■ **Material for this exercise**
** START **

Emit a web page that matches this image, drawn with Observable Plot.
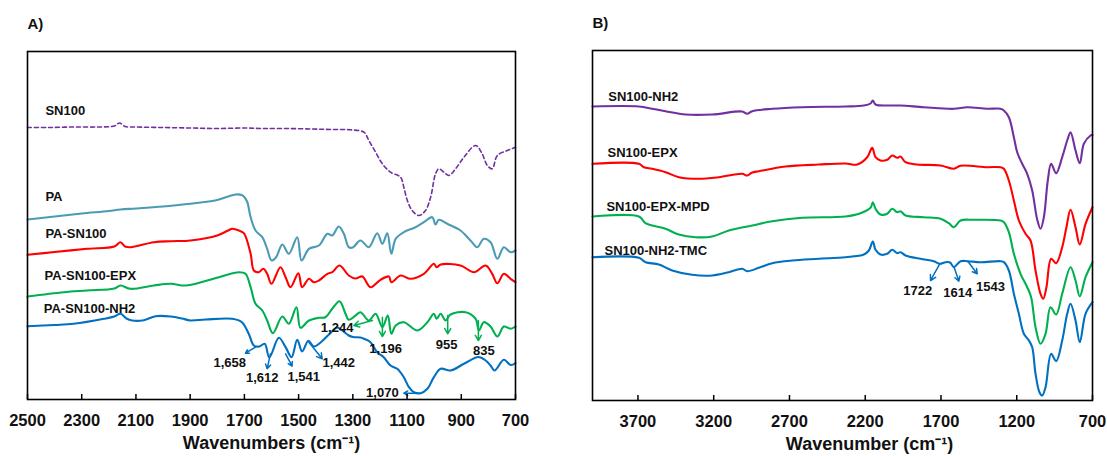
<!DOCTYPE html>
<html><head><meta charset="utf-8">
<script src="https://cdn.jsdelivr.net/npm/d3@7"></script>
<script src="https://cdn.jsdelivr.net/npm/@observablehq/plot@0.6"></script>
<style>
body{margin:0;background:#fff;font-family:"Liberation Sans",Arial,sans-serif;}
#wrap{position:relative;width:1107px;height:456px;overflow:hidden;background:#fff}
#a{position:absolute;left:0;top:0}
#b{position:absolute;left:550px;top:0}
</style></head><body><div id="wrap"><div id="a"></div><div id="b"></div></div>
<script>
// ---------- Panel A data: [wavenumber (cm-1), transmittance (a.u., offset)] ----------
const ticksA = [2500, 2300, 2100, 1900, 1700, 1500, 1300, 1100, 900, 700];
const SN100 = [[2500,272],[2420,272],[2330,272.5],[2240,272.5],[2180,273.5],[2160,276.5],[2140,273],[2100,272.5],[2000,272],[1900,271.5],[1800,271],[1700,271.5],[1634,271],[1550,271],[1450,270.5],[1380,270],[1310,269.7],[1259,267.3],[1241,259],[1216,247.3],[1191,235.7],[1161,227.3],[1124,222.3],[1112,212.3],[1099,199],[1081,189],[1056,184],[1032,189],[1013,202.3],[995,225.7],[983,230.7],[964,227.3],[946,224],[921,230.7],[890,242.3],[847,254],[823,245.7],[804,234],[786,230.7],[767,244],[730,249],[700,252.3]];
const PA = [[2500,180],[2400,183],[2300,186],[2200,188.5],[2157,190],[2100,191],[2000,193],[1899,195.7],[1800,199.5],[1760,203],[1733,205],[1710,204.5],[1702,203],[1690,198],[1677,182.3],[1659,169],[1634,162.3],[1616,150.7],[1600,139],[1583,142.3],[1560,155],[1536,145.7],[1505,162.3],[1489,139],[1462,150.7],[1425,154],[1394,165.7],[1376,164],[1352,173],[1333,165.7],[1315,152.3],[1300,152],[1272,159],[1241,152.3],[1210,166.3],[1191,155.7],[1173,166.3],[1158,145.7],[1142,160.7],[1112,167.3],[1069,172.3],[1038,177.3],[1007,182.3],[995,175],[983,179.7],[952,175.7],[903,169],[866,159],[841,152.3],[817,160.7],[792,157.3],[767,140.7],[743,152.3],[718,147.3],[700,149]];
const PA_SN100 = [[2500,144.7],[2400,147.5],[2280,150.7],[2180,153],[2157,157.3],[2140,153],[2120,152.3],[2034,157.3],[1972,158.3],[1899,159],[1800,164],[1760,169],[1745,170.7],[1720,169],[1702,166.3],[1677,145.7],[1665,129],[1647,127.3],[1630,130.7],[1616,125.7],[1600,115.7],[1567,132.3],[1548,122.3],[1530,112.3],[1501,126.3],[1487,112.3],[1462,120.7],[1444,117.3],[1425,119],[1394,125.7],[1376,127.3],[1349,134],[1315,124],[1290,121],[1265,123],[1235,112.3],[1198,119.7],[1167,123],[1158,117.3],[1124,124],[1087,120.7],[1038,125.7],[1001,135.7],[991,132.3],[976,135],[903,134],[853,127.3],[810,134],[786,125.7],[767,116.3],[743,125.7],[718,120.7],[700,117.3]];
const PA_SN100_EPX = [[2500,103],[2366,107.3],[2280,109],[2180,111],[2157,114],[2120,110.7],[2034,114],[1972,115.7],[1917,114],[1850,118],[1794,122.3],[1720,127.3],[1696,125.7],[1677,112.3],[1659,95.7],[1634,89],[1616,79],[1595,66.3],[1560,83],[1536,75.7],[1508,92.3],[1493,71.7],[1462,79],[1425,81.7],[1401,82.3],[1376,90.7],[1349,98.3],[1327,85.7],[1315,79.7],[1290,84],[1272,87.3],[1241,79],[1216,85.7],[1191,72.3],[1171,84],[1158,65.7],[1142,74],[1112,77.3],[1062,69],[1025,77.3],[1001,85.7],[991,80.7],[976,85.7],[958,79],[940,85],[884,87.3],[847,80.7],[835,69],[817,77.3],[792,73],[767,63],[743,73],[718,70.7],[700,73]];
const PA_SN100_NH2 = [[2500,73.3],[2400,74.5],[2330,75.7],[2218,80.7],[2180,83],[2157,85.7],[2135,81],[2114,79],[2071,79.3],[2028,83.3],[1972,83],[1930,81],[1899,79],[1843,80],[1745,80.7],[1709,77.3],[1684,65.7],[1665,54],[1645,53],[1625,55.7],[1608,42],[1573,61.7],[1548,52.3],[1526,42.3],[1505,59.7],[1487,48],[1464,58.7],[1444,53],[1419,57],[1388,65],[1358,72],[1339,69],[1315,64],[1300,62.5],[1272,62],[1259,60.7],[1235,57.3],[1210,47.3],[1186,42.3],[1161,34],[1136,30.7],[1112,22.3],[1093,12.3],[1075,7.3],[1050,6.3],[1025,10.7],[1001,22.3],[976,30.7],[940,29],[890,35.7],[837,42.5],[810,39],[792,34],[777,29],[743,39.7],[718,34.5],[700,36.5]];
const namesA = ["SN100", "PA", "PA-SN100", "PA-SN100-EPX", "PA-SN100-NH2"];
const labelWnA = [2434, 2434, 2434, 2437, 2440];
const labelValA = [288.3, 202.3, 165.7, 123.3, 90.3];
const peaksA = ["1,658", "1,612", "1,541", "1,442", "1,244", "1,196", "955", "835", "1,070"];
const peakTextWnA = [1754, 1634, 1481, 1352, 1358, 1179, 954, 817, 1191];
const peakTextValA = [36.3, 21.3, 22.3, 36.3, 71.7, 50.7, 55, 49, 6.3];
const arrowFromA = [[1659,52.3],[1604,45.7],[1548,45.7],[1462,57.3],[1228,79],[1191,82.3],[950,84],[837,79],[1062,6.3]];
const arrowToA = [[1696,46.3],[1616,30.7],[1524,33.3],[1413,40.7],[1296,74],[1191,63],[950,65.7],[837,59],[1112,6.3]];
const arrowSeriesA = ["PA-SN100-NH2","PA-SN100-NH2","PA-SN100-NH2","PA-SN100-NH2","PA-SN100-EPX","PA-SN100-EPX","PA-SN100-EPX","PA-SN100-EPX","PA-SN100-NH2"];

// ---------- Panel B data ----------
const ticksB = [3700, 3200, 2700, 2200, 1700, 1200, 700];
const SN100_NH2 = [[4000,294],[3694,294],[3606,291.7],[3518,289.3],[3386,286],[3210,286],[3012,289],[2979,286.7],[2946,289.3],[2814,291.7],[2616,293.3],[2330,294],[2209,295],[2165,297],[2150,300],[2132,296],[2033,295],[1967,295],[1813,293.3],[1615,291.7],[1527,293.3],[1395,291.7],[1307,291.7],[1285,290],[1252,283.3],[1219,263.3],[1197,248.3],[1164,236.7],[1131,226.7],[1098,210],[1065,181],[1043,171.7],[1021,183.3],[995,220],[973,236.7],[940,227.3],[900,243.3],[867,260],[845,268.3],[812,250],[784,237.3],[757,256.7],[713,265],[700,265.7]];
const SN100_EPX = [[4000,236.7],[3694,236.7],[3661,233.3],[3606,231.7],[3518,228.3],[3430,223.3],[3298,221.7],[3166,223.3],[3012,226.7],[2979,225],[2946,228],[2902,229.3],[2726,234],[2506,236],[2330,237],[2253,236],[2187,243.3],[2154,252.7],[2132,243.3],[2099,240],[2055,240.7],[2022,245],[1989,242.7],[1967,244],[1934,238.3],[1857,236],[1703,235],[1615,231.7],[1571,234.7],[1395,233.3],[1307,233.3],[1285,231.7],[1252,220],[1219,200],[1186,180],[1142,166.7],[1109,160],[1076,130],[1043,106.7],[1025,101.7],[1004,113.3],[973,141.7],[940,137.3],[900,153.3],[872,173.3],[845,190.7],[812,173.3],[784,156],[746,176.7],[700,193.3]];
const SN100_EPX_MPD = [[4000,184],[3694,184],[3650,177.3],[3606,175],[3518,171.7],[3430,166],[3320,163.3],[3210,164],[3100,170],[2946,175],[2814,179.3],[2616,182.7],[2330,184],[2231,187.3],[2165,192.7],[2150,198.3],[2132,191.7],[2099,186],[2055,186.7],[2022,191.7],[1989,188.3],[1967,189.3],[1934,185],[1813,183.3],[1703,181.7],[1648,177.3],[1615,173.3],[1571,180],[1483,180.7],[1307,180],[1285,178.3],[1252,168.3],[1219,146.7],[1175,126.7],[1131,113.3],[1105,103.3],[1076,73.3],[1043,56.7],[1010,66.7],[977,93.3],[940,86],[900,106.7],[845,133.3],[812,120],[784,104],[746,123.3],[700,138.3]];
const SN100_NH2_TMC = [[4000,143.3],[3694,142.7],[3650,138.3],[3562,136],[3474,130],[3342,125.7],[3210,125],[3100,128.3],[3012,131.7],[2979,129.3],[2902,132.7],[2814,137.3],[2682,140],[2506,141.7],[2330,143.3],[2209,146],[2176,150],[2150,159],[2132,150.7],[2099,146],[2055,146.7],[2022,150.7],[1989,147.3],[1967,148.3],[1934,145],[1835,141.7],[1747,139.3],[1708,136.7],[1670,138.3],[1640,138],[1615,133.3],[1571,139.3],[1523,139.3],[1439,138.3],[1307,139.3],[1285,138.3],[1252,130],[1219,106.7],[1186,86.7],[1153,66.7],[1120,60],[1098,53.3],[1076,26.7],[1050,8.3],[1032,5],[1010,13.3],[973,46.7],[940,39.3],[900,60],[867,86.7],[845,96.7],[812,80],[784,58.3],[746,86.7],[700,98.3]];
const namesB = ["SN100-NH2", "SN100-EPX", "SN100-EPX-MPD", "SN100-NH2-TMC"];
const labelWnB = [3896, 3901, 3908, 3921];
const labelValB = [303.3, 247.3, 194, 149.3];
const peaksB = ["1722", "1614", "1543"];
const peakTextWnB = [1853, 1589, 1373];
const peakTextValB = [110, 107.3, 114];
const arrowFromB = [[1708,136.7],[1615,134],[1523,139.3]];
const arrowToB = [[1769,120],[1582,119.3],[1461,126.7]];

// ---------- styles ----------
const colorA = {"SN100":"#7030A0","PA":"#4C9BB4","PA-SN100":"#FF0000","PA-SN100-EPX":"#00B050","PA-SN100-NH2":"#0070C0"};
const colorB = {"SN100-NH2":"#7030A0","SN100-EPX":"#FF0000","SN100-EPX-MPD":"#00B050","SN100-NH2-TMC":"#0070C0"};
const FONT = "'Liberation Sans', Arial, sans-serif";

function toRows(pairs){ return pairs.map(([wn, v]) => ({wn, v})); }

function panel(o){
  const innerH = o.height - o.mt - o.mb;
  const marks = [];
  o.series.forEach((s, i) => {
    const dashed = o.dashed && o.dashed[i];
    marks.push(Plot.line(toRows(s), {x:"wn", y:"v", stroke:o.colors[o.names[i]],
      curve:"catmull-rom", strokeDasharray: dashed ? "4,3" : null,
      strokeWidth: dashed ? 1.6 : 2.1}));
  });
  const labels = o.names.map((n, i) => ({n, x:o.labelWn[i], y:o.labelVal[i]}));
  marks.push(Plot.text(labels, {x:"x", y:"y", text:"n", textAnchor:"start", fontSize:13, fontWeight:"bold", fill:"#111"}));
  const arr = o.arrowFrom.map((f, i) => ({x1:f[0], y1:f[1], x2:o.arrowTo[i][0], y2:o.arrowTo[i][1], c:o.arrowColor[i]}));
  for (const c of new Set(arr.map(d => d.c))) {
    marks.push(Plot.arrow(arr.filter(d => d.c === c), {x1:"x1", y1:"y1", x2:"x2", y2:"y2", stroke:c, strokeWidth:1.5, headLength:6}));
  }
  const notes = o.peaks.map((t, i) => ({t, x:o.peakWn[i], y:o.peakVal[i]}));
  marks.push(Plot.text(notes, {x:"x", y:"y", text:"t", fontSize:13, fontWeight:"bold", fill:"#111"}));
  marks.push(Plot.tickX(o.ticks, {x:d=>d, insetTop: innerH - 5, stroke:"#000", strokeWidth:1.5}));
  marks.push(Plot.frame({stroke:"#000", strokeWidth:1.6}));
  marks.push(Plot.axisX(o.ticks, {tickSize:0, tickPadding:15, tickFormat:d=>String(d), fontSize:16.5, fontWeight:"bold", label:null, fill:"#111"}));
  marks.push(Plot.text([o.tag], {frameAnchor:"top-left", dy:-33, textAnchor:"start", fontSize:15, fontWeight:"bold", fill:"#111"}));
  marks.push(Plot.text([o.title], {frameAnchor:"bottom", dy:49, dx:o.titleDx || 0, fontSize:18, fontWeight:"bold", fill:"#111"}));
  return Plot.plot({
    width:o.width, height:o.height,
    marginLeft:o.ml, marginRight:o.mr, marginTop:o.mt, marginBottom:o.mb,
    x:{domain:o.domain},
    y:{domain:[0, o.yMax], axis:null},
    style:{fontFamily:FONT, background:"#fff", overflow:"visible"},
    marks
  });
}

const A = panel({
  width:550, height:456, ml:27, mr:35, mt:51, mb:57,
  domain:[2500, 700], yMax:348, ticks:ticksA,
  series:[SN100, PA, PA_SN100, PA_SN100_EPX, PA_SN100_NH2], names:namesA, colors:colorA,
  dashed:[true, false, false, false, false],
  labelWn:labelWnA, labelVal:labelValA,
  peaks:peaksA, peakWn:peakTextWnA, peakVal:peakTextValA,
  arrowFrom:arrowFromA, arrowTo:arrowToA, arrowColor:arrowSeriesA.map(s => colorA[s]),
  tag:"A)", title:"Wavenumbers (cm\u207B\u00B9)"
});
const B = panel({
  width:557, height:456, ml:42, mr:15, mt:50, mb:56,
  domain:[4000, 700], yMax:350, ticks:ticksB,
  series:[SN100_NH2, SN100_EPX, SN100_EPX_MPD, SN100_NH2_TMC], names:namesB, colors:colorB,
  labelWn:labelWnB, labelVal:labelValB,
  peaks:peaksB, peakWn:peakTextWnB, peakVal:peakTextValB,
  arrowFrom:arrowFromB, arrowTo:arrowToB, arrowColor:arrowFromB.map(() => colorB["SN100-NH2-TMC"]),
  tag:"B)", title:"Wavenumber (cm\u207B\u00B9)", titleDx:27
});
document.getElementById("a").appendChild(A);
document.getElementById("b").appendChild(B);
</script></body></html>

** END **
** START **

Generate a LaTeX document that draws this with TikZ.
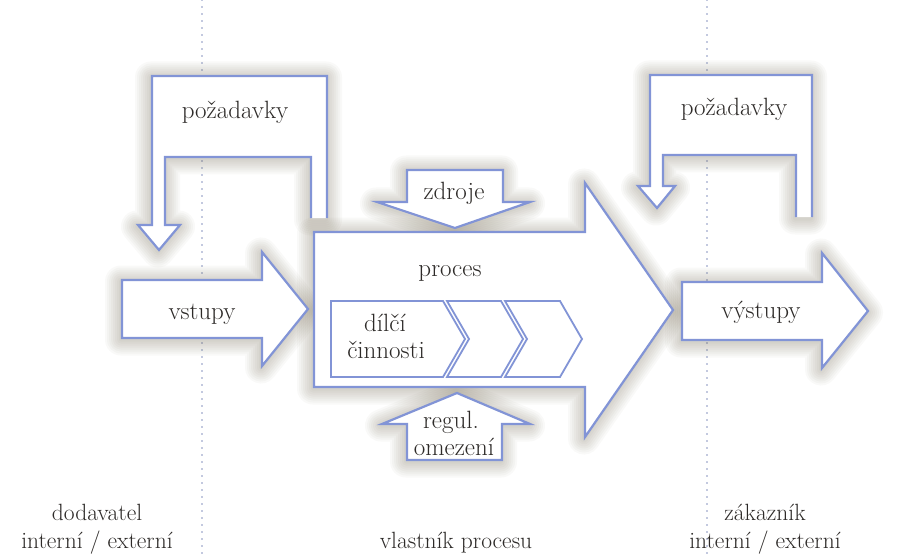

** END **

■ **To be done**
Each line that holds the word "with" should be extracted from the records.

■ **Written solution**
Emit a web page that matches this image, drawn with Observable Plot.
Generate a LaTeX document that draws this with TikZ.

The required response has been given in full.